We tend to assume that when people disagree about what time it is, someone's watch is wrong, or perhaps the people are in different time zones! But it is even more complicated than that! According to special relativity, two people can be in the same place and correlate their watches, but if one is moving relative to the other, they will subsequently disagree about what time it is. Unfortunately if you team up with a friend and try to test this theory, you will be disappointed, not because the theory is wrong, but because at the speed you are likely to be able to run, even if you are a super-athlete, the effect will be too small to observe. It is only when speeds becone very large (sizeable fractions of the speed of light) that this strange phenomenon can be observed and, even then, only by using extremely accurate clocks.

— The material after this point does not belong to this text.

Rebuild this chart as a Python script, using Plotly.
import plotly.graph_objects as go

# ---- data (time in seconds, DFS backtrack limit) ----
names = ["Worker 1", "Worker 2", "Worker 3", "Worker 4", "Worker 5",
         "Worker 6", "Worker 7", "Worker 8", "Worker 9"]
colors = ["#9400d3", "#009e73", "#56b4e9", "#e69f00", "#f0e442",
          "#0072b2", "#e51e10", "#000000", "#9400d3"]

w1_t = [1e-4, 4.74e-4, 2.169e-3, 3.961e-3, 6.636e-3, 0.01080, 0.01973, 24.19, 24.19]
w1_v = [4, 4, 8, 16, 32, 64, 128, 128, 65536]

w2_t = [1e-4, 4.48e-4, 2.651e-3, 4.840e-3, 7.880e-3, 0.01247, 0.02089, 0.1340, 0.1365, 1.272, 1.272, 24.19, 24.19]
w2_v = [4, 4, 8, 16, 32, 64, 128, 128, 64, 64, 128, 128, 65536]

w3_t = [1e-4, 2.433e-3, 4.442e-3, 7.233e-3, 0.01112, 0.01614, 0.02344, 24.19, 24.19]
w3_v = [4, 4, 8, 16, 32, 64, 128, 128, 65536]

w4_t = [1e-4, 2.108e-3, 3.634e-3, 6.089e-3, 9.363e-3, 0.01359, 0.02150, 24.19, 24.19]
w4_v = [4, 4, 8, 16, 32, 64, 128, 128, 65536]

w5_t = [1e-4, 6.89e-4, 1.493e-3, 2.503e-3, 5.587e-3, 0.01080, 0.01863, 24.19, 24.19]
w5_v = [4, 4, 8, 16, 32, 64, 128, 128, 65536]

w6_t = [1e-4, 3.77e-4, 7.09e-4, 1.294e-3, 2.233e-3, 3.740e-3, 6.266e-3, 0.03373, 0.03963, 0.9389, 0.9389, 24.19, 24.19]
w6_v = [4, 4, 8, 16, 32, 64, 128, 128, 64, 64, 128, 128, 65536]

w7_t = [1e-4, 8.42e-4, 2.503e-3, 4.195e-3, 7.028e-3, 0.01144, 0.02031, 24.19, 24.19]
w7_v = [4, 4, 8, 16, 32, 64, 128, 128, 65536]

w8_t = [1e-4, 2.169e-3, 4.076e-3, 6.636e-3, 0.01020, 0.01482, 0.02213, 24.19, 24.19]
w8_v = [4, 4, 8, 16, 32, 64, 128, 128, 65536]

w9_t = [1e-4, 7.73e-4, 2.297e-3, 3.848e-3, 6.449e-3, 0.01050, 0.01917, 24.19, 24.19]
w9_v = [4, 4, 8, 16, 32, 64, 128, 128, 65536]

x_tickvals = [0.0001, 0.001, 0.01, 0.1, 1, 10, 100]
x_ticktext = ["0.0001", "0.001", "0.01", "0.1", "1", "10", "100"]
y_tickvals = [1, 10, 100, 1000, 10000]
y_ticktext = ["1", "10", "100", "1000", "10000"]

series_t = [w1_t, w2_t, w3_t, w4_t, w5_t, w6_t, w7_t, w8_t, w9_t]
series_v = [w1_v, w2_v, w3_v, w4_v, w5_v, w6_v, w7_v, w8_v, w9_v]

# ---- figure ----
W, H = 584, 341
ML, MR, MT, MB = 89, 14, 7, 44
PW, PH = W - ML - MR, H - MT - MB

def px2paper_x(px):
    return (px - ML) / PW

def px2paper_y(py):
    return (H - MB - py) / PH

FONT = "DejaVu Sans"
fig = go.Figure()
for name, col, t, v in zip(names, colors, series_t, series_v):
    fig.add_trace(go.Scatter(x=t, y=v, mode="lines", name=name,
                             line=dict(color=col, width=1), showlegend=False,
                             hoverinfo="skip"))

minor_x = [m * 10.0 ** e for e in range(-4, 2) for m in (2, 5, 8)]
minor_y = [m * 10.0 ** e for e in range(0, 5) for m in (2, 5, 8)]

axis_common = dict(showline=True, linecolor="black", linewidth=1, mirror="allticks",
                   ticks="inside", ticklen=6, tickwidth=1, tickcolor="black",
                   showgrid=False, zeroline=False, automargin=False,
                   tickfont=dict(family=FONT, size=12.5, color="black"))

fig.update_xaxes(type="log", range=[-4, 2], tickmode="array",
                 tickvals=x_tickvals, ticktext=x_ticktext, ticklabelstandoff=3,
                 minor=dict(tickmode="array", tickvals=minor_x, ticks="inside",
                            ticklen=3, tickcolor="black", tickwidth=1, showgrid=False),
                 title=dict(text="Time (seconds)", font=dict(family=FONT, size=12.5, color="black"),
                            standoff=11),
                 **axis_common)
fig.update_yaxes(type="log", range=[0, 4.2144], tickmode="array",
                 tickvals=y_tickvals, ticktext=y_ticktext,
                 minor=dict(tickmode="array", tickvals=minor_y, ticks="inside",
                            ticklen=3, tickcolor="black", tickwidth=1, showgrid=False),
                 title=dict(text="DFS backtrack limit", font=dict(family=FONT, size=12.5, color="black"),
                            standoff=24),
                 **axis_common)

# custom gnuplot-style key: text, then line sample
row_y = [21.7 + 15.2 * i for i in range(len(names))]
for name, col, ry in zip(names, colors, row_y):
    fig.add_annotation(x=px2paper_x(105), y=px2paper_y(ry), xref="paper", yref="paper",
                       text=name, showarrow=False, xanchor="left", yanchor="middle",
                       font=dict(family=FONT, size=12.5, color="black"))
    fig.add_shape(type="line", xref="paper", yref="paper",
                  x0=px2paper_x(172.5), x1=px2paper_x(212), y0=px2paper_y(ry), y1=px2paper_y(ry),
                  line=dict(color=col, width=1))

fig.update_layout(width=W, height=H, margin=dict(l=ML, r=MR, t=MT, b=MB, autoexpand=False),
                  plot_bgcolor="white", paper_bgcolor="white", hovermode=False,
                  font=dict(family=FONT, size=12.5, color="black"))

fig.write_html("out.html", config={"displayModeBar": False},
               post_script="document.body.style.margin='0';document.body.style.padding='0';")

To see how this could work, let us consider a "thought experiment" similar to one which Einstein suggested. (It is a "thought" experiment rather than a real one because it cannot actually be done, as you will realise.) Suppose you watch the clock on Big Ben through a very powerful telescope, as you move away from it on a very fast train which passed the clock at exactly midday (I know trains don't go right past Big Ben but let's pretend!). Now if the train could move at the speed of light, what would you see happening to the hands of the clock? They would appear to stand still, both pointing to $12$! Why? This is because the light emitted by (or reflected from) the hands at midday would be travelling away from the clock at exactly the same speed as you on the train, and light emitted at later times could not catch up with the train! Weird!

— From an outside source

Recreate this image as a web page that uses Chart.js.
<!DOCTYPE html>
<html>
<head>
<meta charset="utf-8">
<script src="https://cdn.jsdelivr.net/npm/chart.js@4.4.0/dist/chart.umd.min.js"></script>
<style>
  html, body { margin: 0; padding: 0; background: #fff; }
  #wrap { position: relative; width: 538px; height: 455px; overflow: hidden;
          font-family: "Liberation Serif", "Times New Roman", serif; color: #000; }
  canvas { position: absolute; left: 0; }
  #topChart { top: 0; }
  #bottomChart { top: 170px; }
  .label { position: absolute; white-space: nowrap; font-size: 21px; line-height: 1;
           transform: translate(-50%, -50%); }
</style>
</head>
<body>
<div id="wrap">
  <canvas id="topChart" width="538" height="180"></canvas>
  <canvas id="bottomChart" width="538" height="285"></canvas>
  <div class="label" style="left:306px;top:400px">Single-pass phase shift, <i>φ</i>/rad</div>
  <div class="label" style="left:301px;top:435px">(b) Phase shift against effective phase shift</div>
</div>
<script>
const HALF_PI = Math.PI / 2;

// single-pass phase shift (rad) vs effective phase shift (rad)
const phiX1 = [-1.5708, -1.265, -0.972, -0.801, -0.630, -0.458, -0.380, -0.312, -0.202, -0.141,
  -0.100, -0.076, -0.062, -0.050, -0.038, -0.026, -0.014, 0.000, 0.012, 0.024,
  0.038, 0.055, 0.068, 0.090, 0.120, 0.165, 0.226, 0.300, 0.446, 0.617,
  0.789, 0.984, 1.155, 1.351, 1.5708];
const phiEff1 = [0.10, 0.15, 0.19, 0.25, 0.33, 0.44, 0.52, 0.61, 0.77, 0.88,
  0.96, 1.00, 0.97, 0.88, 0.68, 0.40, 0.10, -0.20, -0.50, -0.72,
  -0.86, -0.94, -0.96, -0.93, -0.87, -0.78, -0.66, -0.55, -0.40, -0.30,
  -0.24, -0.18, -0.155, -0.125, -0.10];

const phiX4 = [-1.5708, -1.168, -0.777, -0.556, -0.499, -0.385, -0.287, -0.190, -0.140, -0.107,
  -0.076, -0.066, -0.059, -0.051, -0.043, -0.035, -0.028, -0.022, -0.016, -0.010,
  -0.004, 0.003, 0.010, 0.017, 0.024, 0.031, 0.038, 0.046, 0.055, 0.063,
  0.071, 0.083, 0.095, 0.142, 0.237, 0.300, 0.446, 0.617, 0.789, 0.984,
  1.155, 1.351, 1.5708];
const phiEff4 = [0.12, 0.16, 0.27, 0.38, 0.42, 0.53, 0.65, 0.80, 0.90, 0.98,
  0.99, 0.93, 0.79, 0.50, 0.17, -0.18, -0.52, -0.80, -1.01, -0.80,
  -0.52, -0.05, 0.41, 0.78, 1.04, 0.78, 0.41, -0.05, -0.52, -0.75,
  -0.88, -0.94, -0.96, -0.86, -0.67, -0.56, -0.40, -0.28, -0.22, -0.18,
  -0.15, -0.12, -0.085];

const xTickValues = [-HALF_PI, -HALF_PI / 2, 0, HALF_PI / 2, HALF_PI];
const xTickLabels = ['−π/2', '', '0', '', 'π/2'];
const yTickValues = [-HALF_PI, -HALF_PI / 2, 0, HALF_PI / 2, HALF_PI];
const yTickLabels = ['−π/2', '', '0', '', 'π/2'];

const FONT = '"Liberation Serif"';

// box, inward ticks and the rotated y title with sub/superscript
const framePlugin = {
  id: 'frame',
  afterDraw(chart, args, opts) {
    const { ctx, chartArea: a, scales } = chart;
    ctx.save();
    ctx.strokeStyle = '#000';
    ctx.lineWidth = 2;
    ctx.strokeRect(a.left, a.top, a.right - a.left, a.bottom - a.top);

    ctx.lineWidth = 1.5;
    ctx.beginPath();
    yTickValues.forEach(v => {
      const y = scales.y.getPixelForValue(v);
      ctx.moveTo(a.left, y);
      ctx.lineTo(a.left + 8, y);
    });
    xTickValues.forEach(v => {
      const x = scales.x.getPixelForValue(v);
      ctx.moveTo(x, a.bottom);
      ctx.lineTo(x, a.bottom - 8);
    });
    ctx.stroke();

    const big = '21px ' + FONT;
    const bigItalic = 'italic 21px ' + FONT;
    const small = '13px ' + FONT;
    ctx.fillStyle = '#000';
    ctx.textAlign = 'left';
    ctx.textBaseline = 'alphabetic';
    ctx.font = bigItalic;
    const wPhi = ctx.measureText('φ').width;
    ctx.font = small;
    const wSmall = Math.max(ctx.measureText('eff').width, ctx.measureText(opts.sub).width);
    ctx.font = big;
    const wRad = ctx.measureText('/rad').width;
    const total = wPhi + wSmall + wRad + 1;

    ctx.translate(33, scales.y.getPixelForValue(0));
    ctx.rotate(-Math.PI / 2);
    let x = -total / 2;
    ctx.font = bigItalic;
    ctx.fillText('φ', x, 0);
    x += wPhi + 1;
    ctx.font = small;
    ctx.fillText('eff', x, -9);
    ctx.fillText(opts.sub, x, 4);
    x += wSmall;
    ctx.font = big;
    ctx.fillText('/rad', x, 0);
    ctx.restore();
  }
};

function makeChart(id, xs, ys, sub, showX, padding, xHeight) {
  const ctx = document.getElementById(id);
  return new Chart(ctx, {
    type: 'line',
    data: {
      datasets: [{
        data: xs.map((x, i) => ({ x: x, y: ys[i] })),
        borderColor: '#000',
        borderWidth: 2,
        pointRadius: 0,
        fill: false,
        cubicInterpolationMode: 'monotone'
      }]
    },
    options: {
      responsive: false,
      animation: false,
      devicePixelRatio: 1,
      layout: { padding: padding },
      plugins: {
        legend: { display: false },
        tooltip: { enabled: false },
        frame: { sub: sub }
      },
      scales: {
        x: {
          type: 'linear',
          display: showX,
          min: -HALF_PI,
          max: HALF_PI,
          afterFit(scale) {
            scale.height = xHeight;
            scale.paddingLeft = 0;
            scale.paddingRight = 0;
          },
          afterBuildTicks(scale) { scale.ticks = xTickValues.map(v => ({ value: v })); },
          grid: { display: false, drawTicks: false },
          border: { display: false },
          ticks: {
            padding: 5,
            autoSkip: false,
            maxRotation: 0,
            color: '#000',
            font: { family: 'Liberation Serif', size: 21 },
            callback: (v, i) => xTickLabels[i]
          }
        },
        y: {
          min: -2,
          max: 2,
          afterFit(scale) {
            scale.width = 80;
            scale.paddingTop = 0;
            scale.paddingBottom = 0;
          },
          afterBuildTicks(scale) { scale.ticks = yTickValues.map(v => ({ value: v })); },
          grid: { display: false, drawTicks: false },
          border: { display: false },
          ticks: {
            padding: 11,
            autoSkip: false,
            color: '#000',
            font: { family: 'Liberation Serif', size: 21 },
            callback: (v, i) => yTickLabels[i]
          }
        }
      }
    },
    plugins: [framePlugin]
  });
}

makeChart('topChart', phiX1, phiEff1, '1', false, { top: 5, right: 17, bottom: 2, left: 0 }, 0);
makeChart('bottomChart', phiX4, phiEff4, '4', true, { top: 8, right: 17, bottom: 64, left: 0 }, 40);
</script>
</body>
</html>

Can you see why this is a "thought experiment" (quite apart from the fact that trains don't go past Big Ben)? It is because a train could not actually move with the speed of light (which is something else that special relativity tells us - any object which weighs anything can never move as fast as light). But suppose the train moved at half the speed of light (still very fast) - you would see the clock hands move, but more slowly than those on your watch! Measurement of time depends on how you are moving!

How can this be? To understand this, let's consider a special sort of clock, a light clock . You are not likely to find one of these beside your bed waking you up in the morning. It consists of a source of light which emits signals which travel a distance D and are then reflected back to the source. The time gap or interval between each time a signal is sent and when it is received back, defines the ticks of the clock; they occur at time $2T$ apart, where $${T} = {D/c}$$ with $c$ representing the speed of light. (Remember that speed = distance/time, so time = distance/speed.)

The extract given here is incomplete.